Postby Paul_G_Baker on 26 May 2012 16:16

Terry and Glenn

On the ranges question, I've been on a trawl and found this link:

http://www.navweaps.com/Weapons/WNGER_Main.htm

What Bennett appears to have done for Scharnhorst's and Gneisenau's main armament is to have rounded-down the range figures for the "wing" turrets (limited to 16° elevation) and applied it to the entire ship - possibly on the basis that "effective range" should mean when all the unmasked main armament weapons are capable of engaging a target.

The above link (and the 'class' entry from Wiki) state that Scharnhorst's and Gneisenau's twin turrets were capable of 30° elevation - as you posted.

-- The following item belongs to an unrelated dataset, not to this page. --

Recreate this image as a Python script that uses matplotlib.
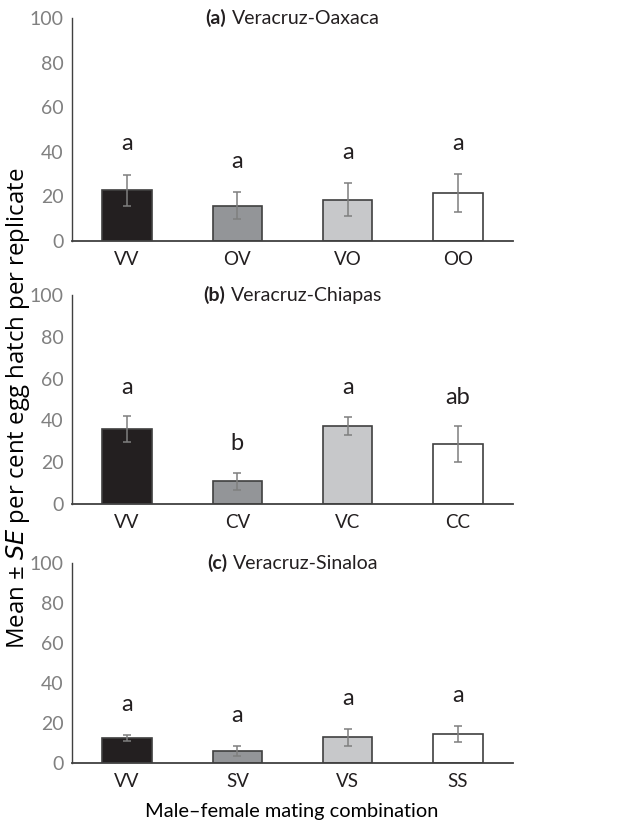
import numpy as np
import matplotlib.pyplot as plt
from matplotlib.offsetbox import TextArea, HPacker, AnchoredOffsetbox

# panel data
titles = ['(a)', '(b)', '(c)']
regions = ['Veracruz-Oaxaca', 'Veracruz-Chiapas', 'Veracruz-Sinaloa']
labels_a = ['VV', 'OV', 'VO', 'OO']
labels_b = ['VV', 'CV', 'VC', 'CC']
labels_c = ['VV', 'SV', 'VS', 'SS']
means_a = [22.7, 15.8, 18.5, 21.7]
means_b = [35.7, 10.8, 37.3, 28.6]
means_c = [12.5, 6.0, 12.8, 14.5]
se_a = [7.1, 6.0, 7.3, 8.5]
se_b = [6.2, 3.9, 4.4, 8.5]
se_c = [1.3, 2.5, 4.3, 4.0]
letters_a = ['a', 'a', 'a', 'a']
letters_b = ['a', 'b', 'a', 'ab']
letters_c = ['a', 'a', 'a', 'a']

bar_colors = ['#231f20', '#939598', '#c7c8ca', '#ffffff']
W, H = 640, 833
# (top, bottom) of each panel in pixels
panel_px = [(18, 241), (295, 504), (563, 763)]
letter_gap = [9, 9, 10]

fig = plt.figure(figsize=(W / 100, H / 100), dpi=100)
font = 'Lato'

panels = [(labels_a, means_a, se_a, letters_a),
          (labels_b, means_b, se_b, letters_b),
          (labels_c, means_c, se_c, letters_c)]

for i, (labs, m, se, lets) in enumerate(panels):
    top, bot = panel_px[i]
    ax = fig.add_axes([72 / W, (H - bot) / H, (513 - 72) / W, (bot - top) / H])
    x = np.arange(len(labs))
    ax.bar(x, m, width=0.45, color=bar_colors, edgecolor='#404040', linewidth=1.2, zorder=2)
    ax.errorbar(x, m, yerr=se, fmt='none', ecolor='#7f7f7f', elinewidth=1.1,
                capsize=3, capthick=1.1, zorder=3)
    for xi, mi, si, lt in zip(x, m, se, lets):
        ax.text(xi, mi + si + letter_gap[i], lt, ha='center', va='bottom',
                fontsize=17, family=font, color='#231f20')
    ax.set_xlim(-0.5, 3.5)
    ax.set_ylim(0, 100)
    ax.set_yticks([0, 20, 40, 60, 80, 100])
    ax.set_xticks(x)
    ax.set_xticklabels(labs, fontsize=13.5, family=font, color='#231f20')
    for t in ax.get_yticklabels():
        t.set_family(font)
        t.set_fontsize(14)
        t.set_color('#808080')
    ax.tick_params(axis='y', length=0, pad=6)
    ax.tick_params(axis='x', length=0, pad=7)
    for s in ['top', 'right']:
        ax.spines[s].set_visible(False)
    ax.spines['left'].set_color('#404040')
    ax.spines['bottom'].set_color('#404040')
    ax.spines['left'].set_linewidth(1.0)
    ax.spines['bottom'].set_linewidth(1.3)

    # panel title: bold letter + plain region, centred together
    t1 = TextArea(titles[i], textprops=dict(fontsize=14, fontweight='bold', family=font, color='#231f20'))
    t2 = TextArea(regions[i], textprops=dict(fontsize=14, family=font, color='#231f20'))
    box = HPacker(children=[t1, t2], align='baseline', pad=0, sep=4)
    anc = AnchoredOffsetbox(loc='center', child=box, pad=0, frameon=False,
                            bbox_to_anchor=(0.5, 1.0), bbox_transform=ax.transAxes, borderpad=0)
    ax.add_artist(anc)

fig.text(18 / W, 1 - 408 / H, 'Mean \u00b1 $\\it{SE}$ per cent egg hatch per replicate',
         rotation=90, ha='center', va='center', fontsize=17.3, family='Open Sans')
fig.text(292 / W, 1 - 812 / H, 'Male\u2013female mating combination',
         ha='center', va='center', fontsize=14.4, family=font)

fig.savefig('out.png', dpi=100)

Also of interest is that the Blücher's main armament was 5 calibre-lengths longer than the Scharnhorsts' (again with a 30° elevation capability). Another website on this vessel suggested that the Kaiserliche Marine considered the 21cm weapons superior to the British 9.2".

Uncle Fritz

As Fisher mentioned the 'letter' in his own memoir, I think that it is quite likely to be authentic. However, I do find the choice of wording in the memoir interesting ("perpetrated") - almost as if he had set the (very cheeky) 'letter' up to be, in modern terms, "plausibly deniable"!